This Article is From Dec 13, 2011

Supreme Court grants bail to anti-Modi IAS officer

Supreme Court grants bail to anti-Modi IAS officer
New Delhi: The Supreme Court has granted bail to civil servant Pradeep Sharma, who has accused Narendra Modi of complicity in Gujarat's communal riots of 2002.

Mr Sharma has been in a jail in Bhuj since his arrest in February.  Mr Modi's government has accused him of being involved in a land scam in Kutch.  

Mr Sharma had filed a petition in the Supreme Court against Gujarat Chief Minister Narendra Modi, accusing the Chief Minister of foisting false criminal cases against him as retaliation for the IAS officer's disclosures about Mr Modi's alleged role in the riots that left 1200 people dead, most of them Muslims.

During the riots, Mr Sharma was the municipal commissioner of Jamnagar.   In April this year, Mr Sharma wrote to a Special Investigating Team that was appointed by the Supreme Court to study the 2002 riots. In his note to the committee's chief, RK Raghavan, Mr Sharma said that the Chief Minister had asked him during the 2002 riots to tell his brother  -a senior police officer named Kuldeep Sharma based in Ahmedabad - to abstain from taking any proactive measures to help those being attacked.

The Gujarat government did not oppose his bail plea during the Supreme Court's last hearing on Thursday but sought an undertaking from him that he would attend the trial.
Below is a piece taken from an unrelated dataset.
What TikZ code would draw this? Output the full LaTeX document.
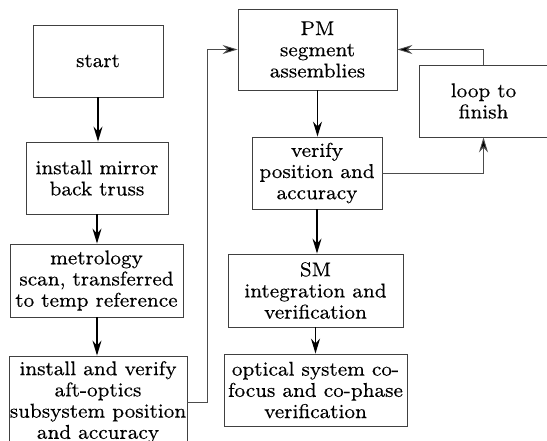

While granting him bail, the Supreme Court said that the Gujarat government was free to circulate Mr Sharma's photograph and other personal details to immigration authorities at airports and ports so that he did not leave the country. It also directed Mr Sharma to furnish a bond of Rs 5 lakh.

Another officer who has taken on Mr Modi over his alleged role in the 2002 riots is the Indian Police Service (IPS) officer, Sanjeev Bhatt. He claimed before the Supreme Court in April that he had attended a meeting on 27 February 2002, where Mr Modi told the police not to act against the rioters. But Mr Modi and the other officers who attended the meeting have denied that Mr Bhatt, who was posted with the State Intelligence Bureau at the time, was present.

On August 6, Mr Bhatt told the Supreme Court that the state government had been leaking information which was being used in their defence by those accused of involvement in the riots. Mr Bhatt was suspended three days later for not reporting for duty and for misusing his official car.